3. Surveillance Amid a Public Health Crisis

According to a recent survey by the FDA, vaping among preteens and teenagers has become a public health crisis in the United States. In response, school officials have begun to install specialized sensors that detect when a person is vaping on campus. While these sensors are often marketed as a non-intrusive means of addressing an important public health issue, some people are concerned that such technology will fuel punitive policies that push kids out of school, rather than addressing underlying factors that drive their substance use. This is particularly true in Texas, where lawmakers recently passed a bill which requires public schools to remove any student from class who is caught with an e-cigarette and send them to a separate disciplinary center for students in serious trouble. In our Houston project, we’ll explore the ways that such sensors are shaping the conversation regarding youth substance abuse and addiction response.

4. Exacerbating the Digital Divide

A growing number of schools use web filters to block access to web content, based on key words and a list of forbidden sites. The hope is that such tools will protect children from inappropriate web content.

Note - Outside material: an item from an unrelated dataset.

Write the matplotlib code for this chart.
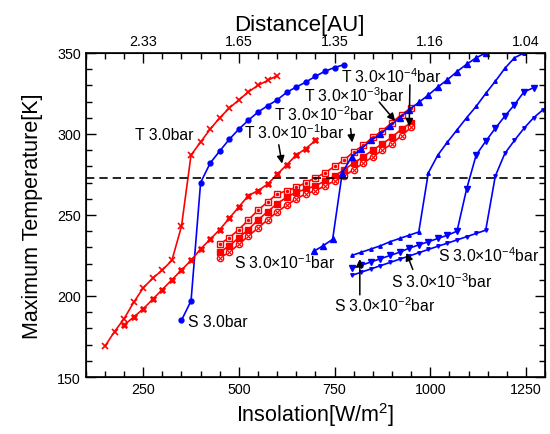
import numpy as np
import matplotlib
matplotlib.use("Agg")
import matplotlib.pyplot as plt
from matplotlib.ticker import MultipleLocator

plt.rcParams['font.family'] = ['Liberation Sans', 'DejaVu Sans']
plt.rcParams['mathtext.default'] = 'regular'

# --- data ---
x_t30 = [150, 175, 200, 225, 250, 275, 300, 325, 350, 375, 400, 425, 450, 475, 500, 525, 550, 575, 600]
y_t30 = [169, 178, 186, 196, 205, 211, 216, 222, 243, 287, 295, 303, 310, 316, 321, 326, 330, 333, 336]

x_s30 = [350, 375, 400, 425, 450, 475, 500, 525, 550, 575, 600, 625, 650, 675, 700, 725, 750, 775]
y_s30 = [185, 197, 270, 282, 289.5, 296.7, 303, 308.5, 313.5, 317.4, 321, 325.7, 329, 332, 335.6, 338.7, 341, 342.8]

x_t1 = [200, 225, 250, 275, 300, 325, 350, 375, 400, 425, 450, 475, 500, 525, 550, 575, 600, 625, 650, 675, 700]
y_t1 = [182, 187, 192, 198, 204, 210, 216, 222, 229, 235, 241, 248, 255, 262, 265, 269, 275, 281, 287, 291, 296]

x_t234 = [450, 475, 500, 525, 550, 575, 600, 625, 650, 675, 700, 725, 750, 775, 800, 825, 850, 875, 900, 925, 950]
y_t2 = [232, 236, 241, 247, 253, 258, 263, 265, 267, 270, 273, 276, 280, 284, 289, 293, 298, 302, 307, 312, 316]
y_t3 = [227, 231, 236, 241, 247, 252, 257, 261, 264, 266, 268, 271, 274, 278, 282, 286, 290, 294, 298, 303, 307]
y_t4 = [223.5, 227, 232, 237, 242, 247, 252, 256, 260, 263, 265, 268, 271, 274, 278, 282, 286, 290, 294, 299, 304]

x_s1 = [695, 720, 745, 770, 795, 820, 845, 870, 895, 920, 945, 970, 995, 1020, 1045, 1070, 1095, 1120, 1145]
y_s1 = [227.5, 231, 235, 276, 286, 291, 296, 300, 305, 310, 315, 319.5, 324, 329, 333.5, 338.5, 343, 347, 350]

x_s2 = [795, 820, 845, 870, 895, 920, 945, 970, 995, 1020, 1045, 1070, 1095, 1120, 1145, 1170, 1195, 1220, 1245]
y_s2 = [225, 227, 229, 231, 233.5, 235.5, 237.5, 239.5, 276, 287, 295, 302.5, 310, 317, 325, 332.5, 340.5, 347, 350]

x_s3 = [795, 820, 845, 870, 895, 920, 945, 970, 995, 1020, 1045, 1070, 1095, 1120, 1145, 1170, 1195, 1220, 1245, 1270]
y_s3 = [217, 219, 221, 223, 225, 227, 229.5, 231.5, 233.5, 235.5, 237.5, 240, 266, 287, 295.5, 303.5, 311, 318, 326, 328.5]

x_s4 = [795, 820, 845, 870, 895, 920, 945, 970, 995, 1020, 1045, 1070, 1095, 1120, 1145, 1170, 1195, 1220, 1245, 1270, 1295, 1320]
y_s4 = [212.7, 214.7, 216.7, 218.7, 220.7, 222.7, 224.7, 226.7, 228.7, 230.7, 232.6, 234.6, 236.6, 238.6, 240.6,
        274, 288, 296, 303.5, 310, 315, 319]

t_freeze = 273
top_ticks = [250, 500, 750, 1000, 1250]
top_labels = ['2.33', '1.65', '1.35', '1.16', '1.04']

RED = '#ff0000'
BLUE = '#0000ff'

fig = plt.figure(figsize=(5.5, 4.35), dpi=100)
ax = fig.add_axes([0.156, 0.131, 0.835, 0.745])

lw = 1.2
ax.plot(x_t30, y_t30, color=RED, lw=lw, marker='x', ms=4.5, mew=1.2)
ax.plot(x_s30, y_s30, color=BLUE, lw=lw, marker='o', ms=3.5)
ax.plot(x_t1, y_t1, color=RED, lw=lw, marker='X', ms=4.5, mec=RED, mew=0.5)
ax.plot(x_t234, y_t2, color=RED, lw=lw, marker='s', ms=4.5, mfc='white', mew=1)
ax.plot(x_t234, y_t2, color=RED, lw=0, marker='.', ms=3)
ax.plot(x_t234, y_t3, color=RED, lw=lw, marker='s', ms=4.5)
ax.plot(x_t234, y_t4, color=RED, lw=lw, marker='o', ms=4.5, mfc='white', mew=1)
ax.plot(x_t234, y_t4, color=RED, lw=0, marker='x', ms=2.5, mew=0.8)
ax.plot(x_s1, y_s1, color=BLUE, lw=lw, marker='^', ms=5)
ax.plot(x_s2, y_s2, color=BLUE, lw=lw, marker='^', ms=2.5)
ax.plot(x_s3, y_s3, color=BLUE, lw=lw, marker='v', ms=5)
ax.plot(x_s4, y_s4, color=BLUE, lw=lw, marker='v', ms=2.5)

ax.axhline(t_freeze, color='black', lw=1.2, ls=(0, (5, 3)))

ax.set_xlim(100, 1300)
ax.set_ylim(150, 350)
ax.xaxis.set_major_locator(MultipleLocator(250))
ax.xaxis.set_minor_locator(MultipleLocator(50))
ax.yaxis.set_major_locator(MultipleLocator(50))
ax.yaxis.set_minor_locator(MultipleLocator(10))
ax.tick_params(which='both', direction='in', right=True, labelsize=10.3, width=1)
ax.tick_params(which='major', length=7)
ax.tick_params(which='minor', length=4)
for s in ax.spines.values():
    s.set_linewidth(1.2)

ax.set_xlabel('Insolation[W/m$^2$]', fontsize=15.5, labelpad=3)
ax.set_ylabel('Maximum Temperature[K]', fontsize=15.5, labelpad=10)

ax2 = ax.twiny()
ax2.set_xlim(ax.get_xlim())
ax2.set_xticks(top_ticks)
ax2.set_xticklabels(top_labels)
ax2.xaxis.set_minor_locator(MultipleLocator(50))
ax2.tick_params(which='both', direction='in', labelsize=10.3, width=1)
ax2.tick_params(which='major', length=7)
ax2.tick_params(which='minor', length=4)
ax2.set_xlabel('Distance[AU]', fontsize=16, labelpad=3, x=0.465)

# --- labels ---
fs = 11.3
arr = dict(arrowstyle='-|>', color='black', lw=1.1, mutation_scale=11)
ax.text(306, 299.4, 'T 3.0bar', fontsize=fs, ha='center', va='center')
ax.text(366, 184, 'S 3.0bar', fontsize=fs, ha='left', va='center')
ax.text(645, 301.7, 'T 3.0×10$^{-1}$bar', fontsize=fs, ha='center', va='center')
ax.annotate('', xy=(614, 280), xytext=(603, 295), arrowprops=arr)
ax.text(723, 312.8, 'T 3.0×10$^{-2}$bar', fontsize=fs, ha='center', va='center')
ax.annotate('', xy=(797, 293), xytext=(791, 305), arrowprops=arr)
ax.text(801, 324, 'T 3.0×10$^{-3}$bar', fontsize=fs, ha='center', va='center')
ax.annotate('', xy=(913, 306.7), xytext=(862, 321), arrowprops=arr)
ax.text(897, 335.8, 'T 3.0×10$^{-4}$bar', fontsize=fs, ha='center', va='center')
ax.annotate('', xy=(945, 303), xytext=(947, 332), arrowprops=arr)

ax.text(620, 221.4, 'S 3.0×10$^{-1}$bar', fontsize=fs, ha='center', va='center')
ax.text(881, 194.6, 'S 3.0×10$^{-2}$bar', fontsize=fs, ha='center', va='center')
ax.annotate('', xy=(816, 224.5), xytext=(816, 199), arrowprops=arr)
ax.text(1030, 209.6, 'S 3.0×10$^{-3}$bar', fontsize=fs, ha='center', va='center')
ax.annotate('', xy=(935, 228.2), xytext=(957, 214.8), arrowprops=arr)
ax.text(1153, 225.5, 'S 3.0×10$^{-4}$bar', fontsize=fs, ha='center', va='center')

fig.savefig('out.png', dpi=100)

However, advocates have expressed concern that such filters will exacerbate inequalities in the classroom, as students who rely exclusively on school-issued devices will have fewer opportunities to engage with the internet, develop their digital literacy skills, and access legitimate research than their more privileged peers. In this project, we’ll explore ways that such technologies exacerbate the digital divide in the classroom and intersect with ongoing debates about the role of censorship in the classroom.